Coach Greg Gard gave credit to freshman backup D'Mitrik Trice for keeping the game close while Koenig was saddled with two early fouls . Gard praised Trice, a heralded high school quarterback, for having rare leadership skills in someone so young.
"I've always told him that if you can lead 10 men in a huddle, you can lead four men on a basketball court," Gard quipped.
But Gard still has no solution for the horrid foul shooting that has permeated the whole team, especially Hayes and key sophomore forward-center Ethan Happ. He has suggested that the woes might only be settled by incense burning and the incantations that were used in the baseball satire "Major League."

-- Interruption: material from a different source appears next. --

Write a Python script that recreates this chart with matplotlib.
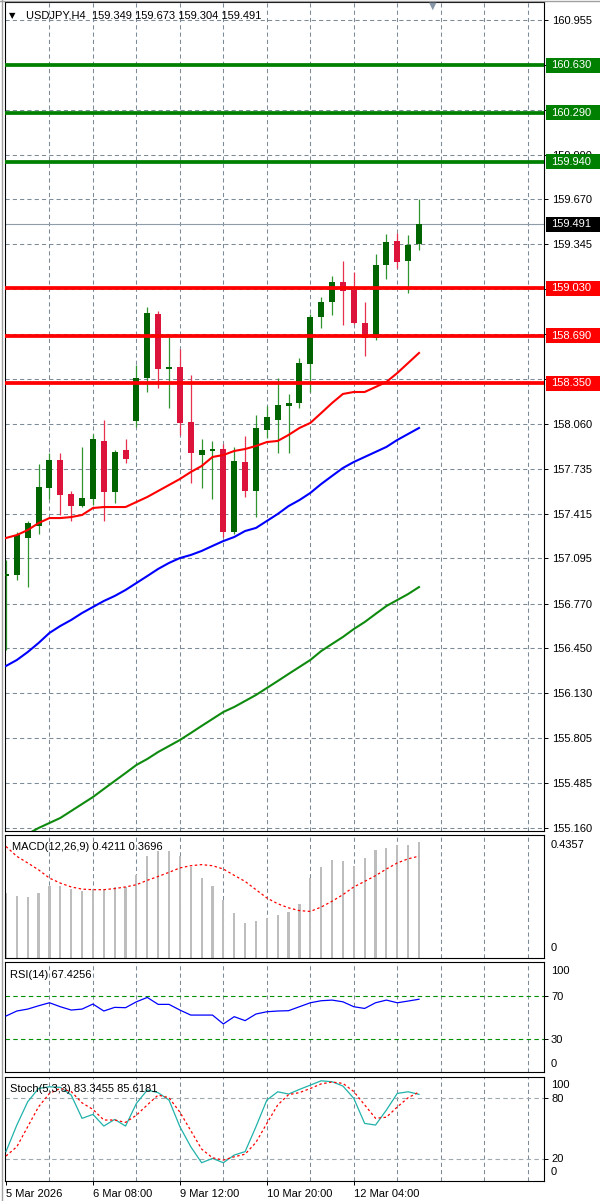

Sadly, on Saturday night March 4, Columbia lost its chance to squeeze into the fourth and last spot in the Ivy League's first-ever post-season tournament. They played Yale hard in New Haven, but the Bulldogs rallied from a 13-point first half deficit to win by four points.
Penn won the final spot by coming from behind to beat Harvard, 75-72, on their storied home court of the Palestra in Philadelphia. The Quakers will meet top seed Princeton, undefeated in league play, on Saturday and Harvard and Yale will play the other game with the winners meeting on Sunday. All games will be at the Palestra as will the women's tourney featuring favored Penn plus Princeton, Harvard, and Cornell.
I have problems with a 6-8 team like Penn making the men's playoff. It would be purer competition if Princeton were awarded with a bye for their sterling record. And let Yale and Harvard meet for the right to battle the Tigers with no fourth seed for a small eight-team league.
League officials will meet in May to see how the first tourney worked out.
My guess is that they'll keep it this way for both men's and women's tournament for another year or two. It would be nice though if people thought of rewarding the regular season winner with something special.
Well, that's all for now. Always remember: Take it easy but take it!